Uma vez por semana, os estudantes e mobilizadores dos abrigos se reúnem por meio de videoconferência com seus monitores e discutem diversos temas essenciais para a adolescência em tempos de Covid-19, como o aumento de casos de violência e os efeitos na saúde mental de meninas e meninos. “O projeto é muito bom porque trata de temas que as pessoas têm vivido ou ouvido falar no seu dia a dia, como a violência sexual e, agora, o coronavírus”, conta Leicarys.

três jovens estão em pé, em frente a uma casa, eles usam máscaras. dois deles seguram uma camiseta azul do projeto.
Coletivo Mosaico/Virginia Albuquerque
Leicarys Zapata recebe o kit de materiais para se envolver no combate ao coronavírus e os seus efeitos na vida de crianças e adolescentes.

Ao longo dos dias, os estudantes também recebem mensagens de enfrentamento da Covid-19 por meio de aplicativos de mensagens, em espanhol e em português, que são repassadas por eles mesmos para suas redes de amigos e familiares. Foi assim, também, que surgiram os Super Move, super-heróis criados para disseminar as mensagens do projeto com informações úteis sobre a Covid-19, como o uso correto de máscaras e a lavagem de mãos, e temas como saúde mental de crianças e adolescentes e prevenção a casos de violência de abuso.

Apesar de sentir falta do contato presencial com os colegas, Leicarys se sente feliz em poder seguir com o trabalho digitalmente. “Gosto muito de participar, para que outras pessoas possam ver o papel que cada um tem e saibam do que estamos falando. Não vi ninguém ficar para trás, todos estamos investigando, participando, falando, jogando e gerando criatividade nesta quarentena,” conta.

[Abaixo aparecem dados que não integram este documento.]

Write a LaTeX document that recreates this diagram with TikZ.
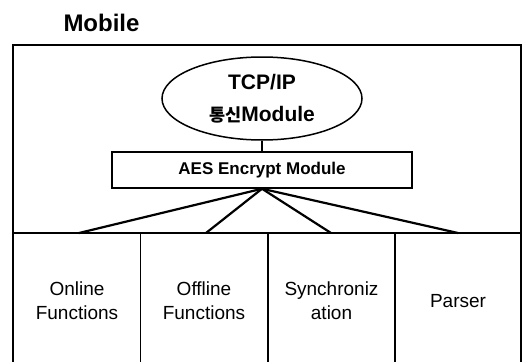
\documentclass[tikz,border=0pt]{standalone}
\usepackage{fontspec}
\setmainfont{Liberation Sans}
\newfontfamily\krfont{Noto Sans CJK KR Bold}
\usetikzlibrary{shapes.geometric}
\begin{document}
\begin{tikzpicture}[x=1pt,y=-1pt,
  frame/.style={line width=1.6pt},
  link/.style={line width=2.2pt},
  titletext/.style={font=\bfseries\fontsize{24}{28}\selectfont, inner sep=0pt},
  oval/.style={ellipse, draw, line width=1.5pt, minimum width=200pt, minimum height=83pt, inner sep=0pt, align=center, font=\bfseries\fontsize{21}{32}\selectfont},
  aesbox/.style={rectangle, draw, line width=1.5pt, minimum width=300pt, minimum height=36pt, inner sep=0pt, font=\bfseries\fontsize{17}{20}\selectfont},
  celltext/.style={align=center, inner sep=0pt, font=\fontsize{19}{24}\selectfont}
]
\useasboundingbox (0,0) rectangle (529,361);
% outer frame (open at the bottom edge)
\coordinate (fbl) at (13,362);
\coordinate (ftl) at (13,45);
\coordinate (ftr) at (521,45);
\coordinate (fbr) at (521,362);
\draw[frame] (fbl) -- (ftl) -- (ftr) -- (fbr);
% divider and cells
\coordinate (dl) at (13,233);
\coordinate (dr) at (521,233);
\draw[frame] (dl) -- (dr);
\coordinate (v1t) at (140.5,233); \coordinate (v1b) at (140.5,362);
\coordinate (v2t) at (268,233);   \coordinate (v2b) at (268,362);
\coordinate (v3t) at (395,233);   \coordinate (v3b) at (395,362);
\draw[frame] (v1t) -- (v1b);
\draw[frame] (v2t) -- (v2b);
\draw[frame] (v3t) -- (v3b);
% title
\node[titletext, anchor=base] (mobile) at (101.5,32) {Mobile};
% modules
\node[oval] (tcp) at (262,98.5) {TCP/IP\\{\krfont\fontsize{17.5}{32}\selectfont 통신}Module};
\node[aesbox] (aes) at (262,170) {AES Encrypt Module};
\draw[frame] (tcp.south) -- (aes.north);
% cell texts
\node[celltext] (online) at (77,301) {Online\\Functions};
\node[celltext] (offline) at (204,301) {Offline\\Functions};
\node[celltext] (sync) at (331.5,301) {Synchroniz\\ation};
\node[celltext] (parser) at (458,301) {Parser};
% connectors
\coordinate (c1) at (79,233);
\coordinate (c2) at (206,233);
\coordinate (c3) at (331,233);
\coordinate (c4) at (458,233);
\draw[link] (aes.south) -- (c1);
\draw[link] (aes.south) -- (c2);
\draw[link] (aes.south) -- (c3);
\draw[link] (aes.south) -- (c4);
\end{tikzpicture}
\end{document}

Ajudando a promover a integração
O brasileiro Fagner Almeida é estudante de sociologia e atua como um dos oito monitores que engajam estudantes de escolas públicas no projeto. Por meio do grupo que coordena, que tem aumentado cada vez mais desde o começo do isolamento social, ele ajuda a promover ações integradas com adolescentes e jovens dos dois países. “Quinze aceitaram no começo, e hoje já participam cerca de 30 a 40 alunos. Destes, 10 são migrantes”, celebra.

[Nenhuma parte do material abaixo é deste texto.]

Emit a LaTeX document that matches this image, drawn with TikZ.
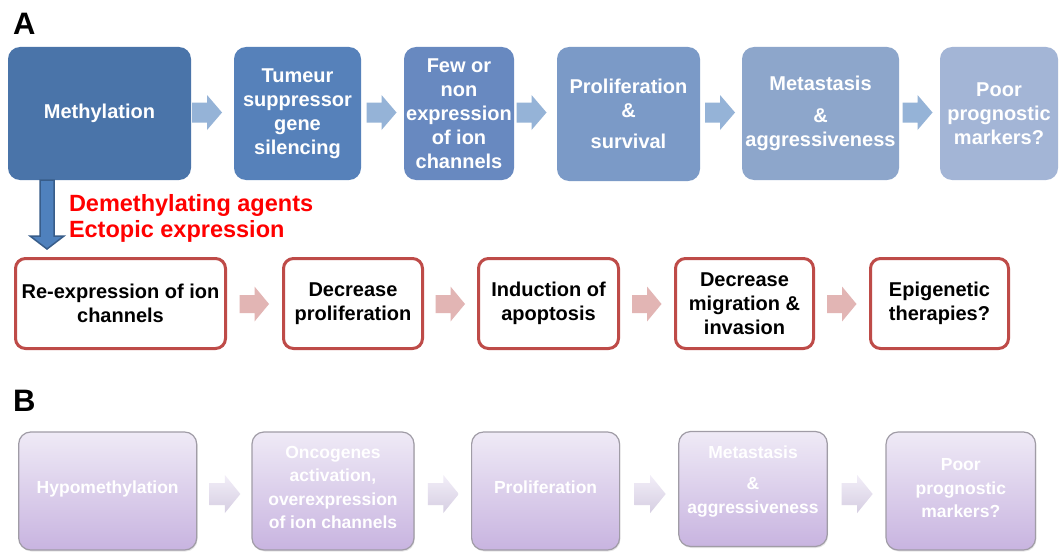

Isso porque, além do combate ao coronavírus e seus efeitos, o projeto “Todos contra o coronavírus” tem como objetivo promover o intercâmbio cultural e o enfrentamento à xenofobia e à discriminação dentro e fora dos abrigos da Operação Acolhida. “Acredito que nós, em Roraima, por viver em uma tríplice fronteira, deveríamos trabalhar desde cedo o tema da xenofobia”, opina o monitor do Coletivo Mosaico. “Os estudantes venezuelanos são crianças e adolescente que já enfrentam problemas normais para a idade, e têm ainda de lidar com preconceitos”, complementa.

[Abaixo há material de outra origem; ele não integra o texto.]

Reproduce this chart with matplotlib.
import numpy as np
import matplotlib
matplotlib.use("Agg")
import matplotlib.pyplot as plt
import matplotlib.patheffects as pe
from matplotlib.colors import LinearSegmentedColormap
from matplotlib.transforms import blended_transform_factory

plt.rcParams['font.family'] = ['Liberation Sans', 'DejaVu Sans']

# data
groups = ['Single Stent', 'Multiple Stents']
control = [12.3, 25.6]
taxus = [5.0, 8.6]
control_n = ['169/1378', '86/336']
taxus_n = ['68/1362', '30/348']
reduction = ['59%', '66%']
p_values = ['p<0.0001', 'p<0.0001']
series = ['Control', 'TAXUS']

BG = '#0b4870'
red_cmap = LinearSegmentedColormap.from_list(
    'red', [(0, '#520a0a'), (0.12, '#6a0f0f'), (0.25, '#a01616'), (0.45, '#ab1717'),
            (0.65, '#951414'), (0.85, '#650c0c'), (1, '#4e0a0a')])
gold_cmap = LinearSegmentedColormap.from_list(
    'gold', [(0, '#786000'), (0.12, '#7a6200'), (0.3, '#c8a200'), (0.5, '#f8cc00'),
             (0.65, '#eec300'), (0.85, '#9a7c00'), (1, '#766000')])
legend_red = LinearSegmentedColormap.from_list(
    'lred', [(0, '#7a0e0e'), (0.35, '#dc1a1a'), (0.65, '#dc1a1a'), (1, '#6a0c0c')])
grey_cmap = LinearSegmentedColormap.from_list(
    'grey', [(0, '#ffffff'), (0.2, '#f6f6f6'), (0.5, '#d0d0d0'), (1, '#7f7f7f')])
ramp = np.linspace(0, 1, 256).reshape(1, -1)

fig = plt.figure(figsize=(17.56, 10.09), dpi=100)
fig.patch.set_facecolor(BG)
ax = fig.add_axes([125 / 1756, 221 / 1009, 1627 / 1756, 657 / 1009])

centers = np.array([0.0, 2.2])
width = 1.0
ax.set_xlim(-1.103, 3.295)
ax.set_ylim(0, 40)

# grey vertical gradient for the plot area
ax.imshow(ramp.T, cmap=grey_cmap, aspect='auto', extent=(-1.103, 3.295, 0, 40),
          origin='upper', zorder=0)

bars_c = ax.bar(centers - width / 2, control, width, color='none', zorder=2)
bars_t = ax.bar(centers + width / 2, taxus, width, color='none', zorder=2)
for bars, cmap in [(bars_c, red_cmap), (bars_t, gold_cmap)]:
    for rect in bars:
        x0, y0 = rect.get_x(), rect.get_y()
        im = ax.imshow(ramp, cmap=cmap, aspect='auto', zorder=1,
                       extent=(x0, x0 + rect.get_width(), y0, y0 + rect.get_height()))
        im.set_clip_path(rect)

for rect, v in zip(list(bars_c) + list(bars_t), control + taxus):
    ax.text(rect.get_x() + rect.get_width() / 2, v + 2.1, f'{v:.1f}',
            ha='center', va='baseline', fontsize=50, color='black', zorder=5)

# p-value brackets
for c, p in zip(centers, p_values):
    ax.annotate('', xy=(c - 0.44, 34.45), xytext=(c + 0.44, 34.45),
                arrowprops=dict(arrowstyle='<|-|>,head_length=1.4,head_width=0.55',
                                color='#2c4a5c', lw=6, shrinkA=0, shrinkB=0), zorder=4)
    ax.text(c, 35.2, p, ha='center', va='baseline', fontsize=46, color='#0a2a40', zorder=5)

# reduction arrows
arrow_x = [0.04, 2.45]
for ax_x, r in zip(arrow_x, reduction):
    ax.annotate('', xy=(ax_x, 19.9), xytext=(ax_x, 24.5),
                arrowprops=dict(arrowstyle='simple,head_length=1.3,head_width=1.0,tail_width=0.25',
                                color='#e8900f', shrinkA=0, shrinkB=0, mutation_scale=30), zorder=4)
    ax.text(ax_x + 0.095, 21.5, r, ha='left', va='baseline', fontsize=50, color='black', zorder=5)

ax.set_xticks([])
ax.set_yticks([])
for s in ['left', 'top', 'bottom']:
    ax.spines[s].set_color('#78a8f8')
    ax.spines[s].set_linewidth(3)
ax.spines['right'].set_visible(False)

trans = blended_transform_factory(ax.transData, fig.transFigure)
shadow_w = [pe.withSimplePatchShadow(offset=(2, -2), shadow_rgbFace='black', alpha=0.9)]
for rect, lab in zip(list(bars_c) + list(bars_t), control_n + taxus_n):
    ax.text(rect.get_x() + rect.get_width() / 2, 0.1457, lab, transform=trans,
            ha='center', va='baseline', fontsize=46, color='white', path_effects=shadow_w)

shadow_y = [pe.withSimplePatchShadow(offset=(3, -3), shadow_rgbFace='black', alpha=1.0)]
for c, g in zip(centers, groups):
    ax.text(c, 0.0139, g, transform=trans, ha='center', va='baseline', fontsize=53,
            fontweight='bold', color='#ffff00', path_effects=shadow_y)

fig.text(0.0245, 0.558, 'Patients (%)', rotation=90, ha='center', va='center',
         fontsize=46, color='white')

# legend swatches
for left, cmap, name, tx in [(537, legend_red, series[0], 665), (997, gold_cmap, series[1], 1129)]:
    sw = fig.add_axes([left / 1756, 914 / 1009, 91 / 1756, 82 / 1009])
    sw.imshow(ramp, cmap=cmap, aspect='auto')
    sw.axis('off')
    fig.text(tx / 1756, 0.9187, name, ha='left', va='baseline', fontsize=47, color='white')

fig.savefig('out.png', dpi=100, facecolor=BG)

em uma sala, um jovem está agachado em frente a dois outros jovens, que estão sentados em cadeiras escolares.
Coletivo Mosaico
Fagner Almeida, monitor do Coletivo Mosaico, realiza atividade com estudantes antes da pandemia da Covid-19, quando as atividades tiveram de migrar para o mundo virtual.

Desde 2015, o Brasil recebeu mais de 264 mil pedidos de refúgio ou residência temporária de venezuelanos. Mais de um terço são crianças e adolescentes, como Leicarys.

Semanalmente, os monitores participam de capacitações com especialistas do UNICEF e parceiros sobre os temas que serão tratados com os adolescentes. “Isso nos mantém mais preparados para falar com os estudantes”, conta Fagner. Além disso, os monitores participam na construção de conteúdos e mensagens direcionadas à população venezuelana e local de Roraima. Por meio do WhatsApp, eles se mantêm sempre conectados com os adolescentes, que tiram suas dúvidas sobre os temas abordados na semana e atuam como replicadores das informações que receberam em suas comunidades.

Sobre o G-Move – Realizado pelo Coletivo Mosaico e o UNICEF, o projeto Geração em Movimento trabalha para que mensagens de cuidado e prevenção cheguem às famílias brasileiras e venezuelanas por meio do engajamento de adolescentes e jovens. Para isso, busca garantir que eles tenham um espaço de diálogo e integração, em espaços virtuais derivados da escola ou dos abrigos onde eles estudam ou residem. Essas ações seguirão sendo fortalecidas para promover o direito à participação e à informação de qualidade.